As sondagens dão consistentemente a vitória de Le Pen na primeira volta das presidenciais, a 23 de Abril, sempre com cerca de 25% dos votos – a única constante que se tem mantido numas eleições que estão a ser um turbilhão de imprevistos. No entanto, na passagem à segunda volta, perde, seja com François Fillon – o candidato da direita, que parece estar a ser liquidado pelo escândalo em torno do emprego fictício da mulher como sua assistente parlamentar – seja com Emmanuel Macron, o ex-ministro da Economia do Governo socialista, que concorre como independente (“nem de esquerda nem de direita”).
Num estudo da empresa IFOP, de sexta-feira, Le Pen ganha a primeira volta com 25% dos votos, seguida de Macron com 20,5%. Fillon fica-se apenas por 18,5%. Na segunda volta, Macron consegue 63%, e ela apenas 37%.
Eleitores fiéis
Marine Le Pen tem um eleitorado fiel: entre os que votaram nela para a presidência em 2012, 82% continuam dispostos a votar nela hoje, concluiu um estudo feito pelo Centro de Investigação Política do Instituto Superior Sciences Po. Bem ao contrário do que aconteceu com os que votaram em François Hollande.

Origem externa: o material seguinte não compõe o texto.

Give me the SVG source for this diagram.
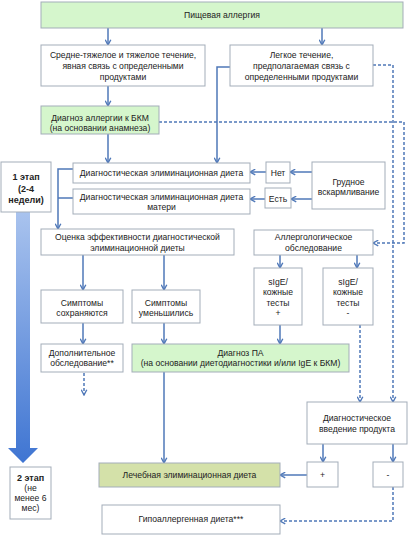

Desde Dezembro, a líder frentista perdeu apenas 2% dos seus eleitores para Fillon, e 3% para Macron, e ganhou, em compensação, 5% do primeiro e 3% do segundo, explica Pascal Perrineau, professor da Sciences Po, num artigo no Monde sobre este inquérito. O balanço é positivo para a candidata da extrema-direita.
Se nas eleições presidenciais de 2012 os eleitores mais pobres, com uma situação de emprego mais precária, deram o seu voto a François Hollande, conclui outro estudo, de Florent Gougou e Vincent Tiberj, que o publicam em livro em Março, a partir dessa votação houve uma transferência maciça desses votos para a FN.
Hoje, 41% dos operários, 33% dos assalariados, 34% dos desempregados, 39% dos que não têm qualquer diploma, 33% das pessoas que vivem em habitação social e 44% dos que afirmam “ter uma vida difícil com os rendimentos familiares” apoiam Marine Le Pen, dizem os autores do livro La Déconnexion électorale, que será editado pela Fundação Jean-Jaurès.
Desiludidos com a política económica virada à direita de Hollande, estes eleitores seguiram o discurso proteccionista de Marine Le Pen. Ao mesmo tempo que prega contra os imigrantes muçulmanos, Le Pen diz que eles roubam os empregos. O discurso contra a “mundialização”, as fábricas que saem de França, levando os empregos, é também uma forma de criar desconfiança em relação aos estrangeiros. O inimigo pode ser tanto a União Europeia como os muçulmanos, os imigrantes, os terroristas contra os quais é preciso cerrar fronteiras.
Do seu programa económico constam ideias como aquilo que Le Pen classifica de “proteccionismo inteligente”, ou seja, quer introduzir uma “contribuição social”, que não será mais do que uma taxa de 3% sobre os bens e serviços importados, com os quais espera arrecadar no mínimo 15 mil milhões de euros. Esta soma servirá para financiar um subsídio de 80 euros para aumentar o poder de compra, que será atribuído “a todos os que ganharem salários baixos e reformas de menos de 1500 euros líquidos”, disse ao Monde.
Mas se François Fillon está em risco de se ver afastado devido ao caso do emprego fictício – não será o primeiro a ver-se em apuros na justiça francesa por causa disso, o problema é recorrente –, Marine Le Pen está a ser visada por uma investigação da entidade anti-corrupção da UE exactamente pelo mesmo problema. Tudo indica que a sua assistente no Parlamento Eurpeu não vive em Bruxelas, como deveria, e sim em Paris, trabalhando a partir da sede da FN em Nanterre. No entanto, terá recebido cerca de 300 mil euros em ajudas de custo como se vivesse na capital belga.